Thursday, August 25, 2011

Thursday Review: I Am Nujood, Age 10 and Divorced



First, a bit of disclosure. Nujood Ali's book was published by Broadway Books, the same company that will publish my mother-daughter adventure memoir, UP, in April 2012.

Second, a confession. This was the first I'd heard of this case. This might seem surprising, since Nujood's divorce was all over the news a few years back. Don't know how I managed to miss this story when it actually happened, but I did.

I saw this book two weeks ago, while I was browsing through a local store near my home in New Hampshire. The eyes on the cover are what first caught my attention. Intelligent and engaging, they made it obvious their owner was strong in spirit and had something to say. Then I read the title and felt I needed to know more. I therefore bought the book and delved.

Written in the voice of a ten-year-old girl, the prose is relatively simple and blunt; such are the words of children, who speak the truth as they see it. Adults tend to infuse their text with stuffy literary devices and lofty pretense. Nujood's words are direct and honest. They often feel like an unintentional punch to the gut.

Born in a tiny village in rural Yemen, Nujood Ali was raised in the patriarchal traditions of her ultra-conservative culture. In 2008, at the age of nine, she was married off to a man three times her age by her poverty-stricken father and loving but completely submissive mother. The man promised her family that he would not touch Nujood until she reached puberty, but he promptly broke that promise on the very night of his wedding. Nujood endured months of physical and emotional suffering at the hands of her husband and in-laws until she finally gathered the courage to escape and find a courthouse, where she explained her situation to a thankfully sympathetic judge.

We in the United States are somewhat aware that these things happen in other parts of the world. Reading a personal account, however, truly opens one's eyes. My daughter, Alex, will be nine years old in less than six months. She's almost the age Nujood was when she was married off. When I put all this into such a personal perspective, my mind boggles.

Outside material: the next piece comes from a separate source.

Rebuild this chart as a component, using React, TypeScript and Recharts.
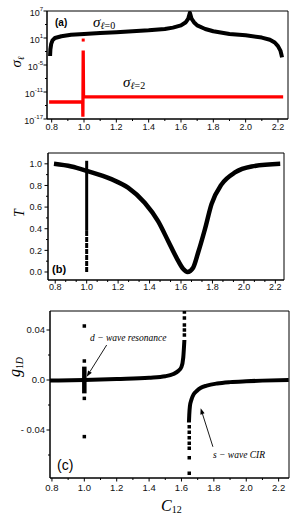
import React from 'react';
import { ComposedChart, Line, Scatter, XAxis, YAxis, ReferenceLine, ReferenceArea } from 'recharts';

// ---------- Panel (a): cross sections (log scale) ----------
const sigma0Points: [number, number][] = [
  [0.79, 1e-3], [0.792, 3e-2], [0.797, 0.5], [0.805, 3], [0.82, 10], [0.86, 25], [0.92, 50],
  [1.0, 80], [1.1, 125], [1.2, 200], [1.3, 316], [1.4, 500], [1.5, 1000], [1.55, 2000],
  [1.6, 6300], [1.63, 3.2e4], [1.645, 2e5], [1.655, 4e6], [1.665, 2e5], [1.68, 3.2e4],
  [1.7, 6300], [1.75, 1000], [1.8, 316], [1.9, 80], [2.0, 40], [2.1, 12.5], [2.15, 4],
  [2.18, 1], [2.2, 0.16], [2.215, 0.016], [2.222, 1.6e-3], [2.225, 5e-4],
];
const sigma2Points: [number, number][] = [
  [0.784, 6e-14], [0.992, 6e-14], [0.993, 3e-17], [0.995, 1.6e-2], [0.997, 8e-13], [2.232, 8e-13],
];
const sigma2Dots: [number, number][] = [[0.995, 3.5]];

// ---------- Panel (b): transmission ----------
const tPoints: [number, number][] = [
  [0.792, 1.0], [0.903, 0.975], [1.0, 0.935], [1.157, 0.858], [1.263, 0.78], [1.369, 0.64],
  [1.454, 0.47], [1.518, 0.287], [1.571, 0.133], [1.613, 0.03], [1.641, 0.0], [1.677, 0.04],
  [1.709, 0.18], [1.752, 0.395], [1.794, 0.627], [1.858, 0.81], [1.943, 0.92], [2.049, 0.975],
  [2.231, 1.0],
];
const tResSolid: [number, number][] = [[1.0, 1.028], [1.0, 0.38]];
const tResDashed: [number, number][] = [[1.0, 0.38], [1.0, 0.0]];

// ---------- Panel (c): effective 1D coupling ----------
const gLeftLine: [number, number][] = [
  [0.785, -0.0005], [1.0, 0.0], [1.2, 0.0008], [1.4, 0.0018], [1.5, 0.003], [1.55, 0.0048],
  [1.58, 0.0072], [1.6, 0.0105], [1.611, 0.018], [1.618, 0.032],
];
const gLeftDots: [number, number][] = [
  [1.618, 0.0544], [1.618, 0.0496], [1.618, 0.044], [1.618, 0.04], [1.618, 0.036],
];
const gRightDots: [number, number][] = [
  [1.648, -0.0374], [1.648, -0.0418], [1.648, -0.0462], [1.648, -0.0506], [1.648, -0.0546],
  [1.648, -0.0622], [1.648, -0.0746],
];
const gRightLine: [number, number][] = [
  [1.646, -0.034], [1.648, -0.028], [1.652, -0.021], [1.662, -0.0155], [1.675, -0.0115],
  [1.694, -0.0088], [1.72, -0.0062], [1.756, -0.0045], [1.82, -0.0028], [1.9, -0.0017],
  [2.0, -0.001], [2.1, -0.0005], [2.262, 0.0],
];
const gResSolid: [number, number][] = [[1.0, 0.0107], [1.0, -0.0107]];
const gResDots: [number, number][] = [[1.0, 0.0432], [1.0, 0.0152], [1.0, -0.0147], [1.0, -0.0453]];

// ---------- Ticks ----------
const xMajor = [0.8, 1.0, 1.2, 1.4, 1.6, 1.8, 2.0, 2.2];
const xMinorHalf = [0.9, 1.1, 1.3, 1.5, 1.7, 1.9, 2.1];
const xMinorThird = xMajor.flatMap((m) => [m + 0.2 / 3, m + 0.4 / 3]).filter((v) => v < 2.25);
const aYMajor = [1e-17, 1e-11, 1e-5, 1e1, 1e7];
const aYMinor = [1e-14, 1e-8, 1e-2, 1e4];
const bYMajor = [0, 0.2, 0.4, 0.6, 0.8, 1.0];
const bYMinor = [0.1, 0.3, 0.5, 0.7, 0.9];
const cYMajor = [-0.04, 0, 0.04];
const cYMinor = [-0.06, -0.02, 0.02];
const cYLabels: Record<string, string> = { '-0.04': '- 0.04', '0': '0.0', '0.04': '0.04' };

const toXY = (pts: [number, number][]) => pts.map(([x, y]) => ({ x, y }));

const SANS = 'Liberation Sans, Arial, sans-serif';
const SERIF = 'Liberation Serif, Times New Roman, serif';

const isIn = (arr: number[], v: number) => arr.some((m) => Math.abs(m - v) < 1e-9);

const makeXTick = (margin: number, fs: number) => (p: any) => {
  const v = p.payload.value;
  const major = xMajor.some((m) => Math.abs(m - v) < 1e-6);
  const ay = p.y - margin;
  return (
    <g>
      <line x1={p.x} x2={p.x} y1={ay} y2={ay + (major ? 3.5 : 2)} stroke="#000" strokeWidth={1} />
      {major && (
        <text x={p.x} y={p.y} dy="0.71em" textAnchor="middle" fontSize={fs} fontFamily={SANS} fill="#111">
          {v.toFixed(1)}
        </text>
      )}
    </g>
  );
};

const makeYTick = (margin: number, majors: number[], fmt: (v: number) => React.ReactNode, fs: number) => (p: any) => {
  const v = p.payload.value;
  const major = isIn(majors, v);
  const ax = p.x + margin;
  return (
    <g>
      <line x1={ax} x2={ax - (major ? 3.5 : 2)} y1={p.y} y2={p.y} stroke="#000" strokeWidth={1} />
      {major && (
        <text x={p.x} y={p.y} dy="0.355em" textAnchor="end" fontSize={fs} fontFamily={SANS} fill="#111">
          {fmt(v)}
        </text>
      )}
    </g>
  );
};

const logTick = (p: any) => {
  const v = p.payload.value;
  const exp = Math.round(Math.log10(v));
  const major = aYMajor.some((m) => Math.round(Math.log10(m)) === exp);
  const ax = p.x + 4;
  return (
    <g>
      <line x1={ax} x2={ax - (major ? 3.5 : 2)} y1={p.y} y2={p.y} stroke="#000" strokeWidth={1} />
      {major && (
        <text x={p.x} y={p.y + 4.5} textAnchor="end" fontFamily={SANS} fill="#111">
          <tspan fontSize={9}>10</tspan>
          <tspan fontSize={6} dy={-5}>{exp}</tspan>
        </text>
      )}
    </g>
  );
};

const squareShape = (size: number, color: string) => (p: any) =>
  <rect x={p.cx - size / 2} y={p.cy - size / 2} width={size} height={size} fill={color} />;

const Arrow = (p: any) => {
  const { x1, y1, x2, y2 } = p;
  const dx = x2 - x1;
  const dy = y2 - y1;
  const L = Math.sqrt(dx * dx + dy * dy) || 1;
  const ux = dx / L;
  const uy = dy / L;
  const hl = 6;
  const hw = 2.2;
  const bx = x2 - ux * hl;
  const by = y2 - uy * hl;
  return (
    <g>
      <line x1={x1} y1={y1} x2={bx} y2={by} stroke="#000" strokeWidth={0.9} />
      <polygon
        points={`${x2},${y2} ${bx - uy * hw},${by + ux * hw} ${bx + uy * hw},${by - ux * hw}`}
        fill="#000"
      />
    </g>
  );
};

const aXDomain: [number, number] = [0.771, 2.262];
const bXDomain: [number, number] = [0.754, 2.255];
const cXDomain: [number, number] = [0.788, 2.264];
const aYDomain: [number, number] = [1e-17, 1e7];
const bYDomain: [number, number] = [-0.074, 1.1];
const cYDomain: [number, number] = [-0.0784, 0.0552];

export default function App() {
  return (
    <div style={{ position: 'absolute', left: 0, top: 0, width: 291, height: 518, background: '#fff' }}>
      {/* Panel (a) */}
      <div style={{ position: 'absolute', left: 0, top: 0 }}>
        <ComposedChart width={291} height={139} margin={{ top: 11, right: 3, bottom: 0, left: 0 }}>
          <XAxis
            type="number" dataKey="x" domain={aXDomain} allowDataOverflow
            ticks={[...xMajor, ...xMinorHalf]} interval={0} tickSize={0} tickLine={false} tickMargin={5}
            tick={makeXTick(5, 9)} height={20} axisLine={{ stroke: '#000' }}
          />
          <YAxis
            type="number" dataKey="y" scale="log" domain={aYDomain} allowDataOverflow
            ticks={[...aYMajor, ...aYMinor]} interval={0} tickSize={0} tickLine={false} tickMargin={4}
            tick={logTick} width={47} axisLine={{ stroke: '#000' }}
          />
          <ReferenceArea x1={aXDomain[0]} x2={aXDomain[1]} y1={aYDomain[0]} y2={aYDomain[1]} fill="none" stroke="#000" strokeWidth={1} ifOverflow="visible" />
          <Line data={toXY(sigma2Points)} dataKey="y" stroke="#ff0000" strokeWidth={3.3} dot={false} activeDot={false} isAnimationActive={false} type="linear" />
          <Scatter data={toXY(sigma2Dots)} dataKey="y" fill="#ff0000" shape={squareShape(3, '#ff0000')} isAnimationActive={false} />
          <Line data={toXY(sigma0Points)} dataKey="y" stroke="#000" strokeWidth={4} strokeLinejoin="round" dot={false} activeDot={false} isAnimationActive={false} type="linear" />
        </ComposedChart>
      </div>

      {/* Panel (b) */}
      <div style={{ position: 'absolute', left: 0, top: 140 }}>
        <ComposedChart width={291} height={160} margin={{ top: 13, right: 7, bottom: 0, left: 0 }}>
          <XAxis
            type="number" dataKey="x" domain={bXDomain} allowDataOverflow
            ticks={[...xMajor, ...xMinorThird]} interval={0} tickSize={0} tickLine={false} tickMargin={4}
            tick={makeXTick(4, 9)} height={20} axisLine={{ stroke: '#000' }}
          />
          <YAxis
            type="number" dataKey="y" domain={bYDomain} allowDataOverflow
            ticks={[...bYMajor, ...bYMinor]} interval={0} tickSize={0} tickLine={false} tickMargin={6}
            tick={makeYTick(6, bYMajor, (v) => v.toFixed(1), 9)} width={48} axisLine={{ stroke: '#000' }}
          />
          <ReferenceArea x1={bXDomain[0]} x2={bXDomain[1]} y1={bYDomain[0]} y2={bYDomain[1]} fill="none" stroke="#000" strokeWidth={1} ifOverflow="visible" />
          <Line data={toXY(tResSolid)} dataKey="y" stroke="#000" strokeWidth={3} dot={false} activeDot={false} isAnimationActive={false} type="linear" />
          <Line data={toXY(tResDashed)} dataKey="y" stroke="#000" strokeWidth={3} strokeDasharray="5 1" dot={false} activeDot={false} isAnimationActive={false} type="linear" />
          <Line data={toXY(tPoints)} dataKey="y" stroke="#000" strokeWidth={4.5} dot={false} activeDot={false} isAnimationActive={false} type="monotone" />
        </ComposedChart>
      </div>

      {/* Panel (c) */}
      <div style={{ position: 'absolute', left: 0, top: 300 }}>
        <ComposedChart width={291} height={218} margin={{ top: 11, right: 2, bottom: 0, left: 0 }}>
          <XAxis
            type="number" dataKey="x" domain={cXDomain} allowDataOverflow
            ticks={[...xMajor, ...xMinorHalf]} interval={0} tickSize={0} tickLine={false} tickMargin={6}
            tick={makeXTick(6, 9.5)} height={40} axisLine={{ stroke: '#000' }}
          />
          <YAxis
            type="number" dataKey="y" domain={cYDomain} allowDataOverflow
            ticks={[...cYMajor, ...cYMinor]} interval={0} tickSize={0} tickLine={false} tickMargin={5}
            tick={makeYTick(5, cYMajor, (v) => cYLabels[String(Math.round(v * 100) / 100)] ?? String(v), 9.5)}
            width={50} axisLine={{ stroke: '#000' }}
          />
          <ReferenceArea x1={cXDomain[0]} x2={cXDomain[1]} y1={cYDomain[0]} y2={cYDomain[1]} fill="none" stroke="#000" strokeWidth={1} ifOverflow="visible" />
          <Line data={toXY(gLeftLine)} dataKey="y" stroke="#000" strokeWidth={4} dot={false} activeDot={false} isAnimationActive={false} type="monotone" />
          <Line data={toXY(gRightLine)} dataKey="y" stroke="#000" strokeWidth={4} dot={false} activeDot={false} isAnimationActive={false} type="monotone" />
          <Line data={toXY(gResSolid)} dataKey="y" stroke="#000" strokeWidth={4.5} dot={false} activeDot={false} isAnimationActive={false} type="linear" />
          <Scatter data={toXY(gLeftDots)} dataKey="y" fill="#000" shape={squareShape(3.5, '#000')} isAnimationActive={false} />
          <Scatter data={toXY(gRightDots)} dataKey="y" fill="#000" shape={squareShape(3.5, '#000')} isAnimationActive={false} />
          <Scatter data={toXY(gResDots)} dataKey="y" fill="#000" shape={squareShape(3.5, '#000')} isAnimationActive={false} />
          <ReferenceLine segment={[{ x: 1.138, y: 0.028 }, { x: 1.015, y: 0.0026 }]} shape={Arrow} ifOverflow="visible" />
          <ReferenceLine segment={[{ x: 1.794, y: -0.0534 }, { x: 1.7185, y: -0.0226 }]} shape={Arrow} ifOverflow="visible" />
        </ComposedChart>
      </div>

      {/* Text overlay */}
      <svg width={291} height={518} style={{ position: 'absolute', left: 0, top: 0, pointerEvents: 'none' }}>
        {/* panel a */}
        <text x={55} y={25.5} fontSize={10} fontWeight="bold" fontFamily={SANS} fill="#000">(a)</text>
        <text x={93} y={27} fontFamily={SERIF} fill="#000">
          <tspan fontSize={15} fontStyle="italic">σ</tspan>
          <tspan fontSize={10} fontStyle="italic" dy={2}>ℓ</tspan>
          <tspan fontSize={10}>=0</tspan>
        </text>
        <text x={123} y={87} fontFamily={SERIF} fill="#000">
          <tspan fontSize={15} fontStyle="italic">σ</tspan>
          <tspan fontSize={10} fontStyle="italic" dy={2}>ℓ</tspan>
          <tspan fontSize={10}>=2</tspan>
        </text>
        <text transform="translate(21,62) rotate(-90)" textAnchor="middle" fontFamily={SERIF} fill="#000">
          <tspan fontSize={15} fontStyle="italic">σ</tspan>
          <tspan fontSize={9} fontStyle="italic" dy={3}>ℓ</tspan>
        </text>
        {/* panel b */}
        <text x={52} y={272.5} fontSize={11} fontWeight="bold" fontFamily={SANS} fill="#000">(b)</text>
        <text transform="translate(23.5,213) rotate(-90)" textAnchor="middle" fontSize={14} fontStyle="italic" fontFamily={SERIF} fill="#000">T</text>
        {/* panel c */}
        <text x={57} y={469.5} fontSize={14} fontFamily={SANS} fill="#000">(c)</text>
        <text x={90} y={340.7} fontSize={9.5} fontStyle="italic" fontFamily={SERIF} fill="#000">d − wave resonance</text>
        <text x={213} y={458.3} fontSize={9.5} fontStyle="italic" fontFamily={SERIF} fill="#000">s − wave CIR</text>
        <text transform="translate(20,367) rotate(-90)" textAnchor="middle" fontFamily={SERIF} fill="#000">
          <tspan fontSize={16} fontStyle="italic">g</tspan>
          <tspan fontSize={10} dy={3}>1</tspan>
          <tspan fontSize={10} fontStyle="italic">D</tspan>
        </text>
        <text x={161} y={511} fontFamily={SERIF} fill="#000">
          <tspan fontSize={16} fontStyle="italic">C</tspan>
          <tspan fontSize={10} dy={2}>12</tspan>
        </text>
      </svg>
    </div>
  );
}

Sage keeps asking if I will read this book to her. At six years old, she is not ready to hear the more tragic aspects of Nujood's story. This won't stop me from reading most of the book out loud, though. I will definitely skip over the parts young Sage can't yet understand or handle, but I can get the gist across. Nine-year old Nujood was married off without her consent in a part of the world where women and girls are still viewed as property. A few months later, Nujood found her way to a Yemen courtroom and demanded justice. She got it, with the help of many of her brave countrymen and women.

I highly recommend this book to everyone, but I feel girls (mature readers) and women will especially benefit. Sitting in our relative privilege, it's too easy to forget what far too many women go through in other parts of the world. Awareness leads to advocacy, and, when it comes to women's rights, we can't have too much of that.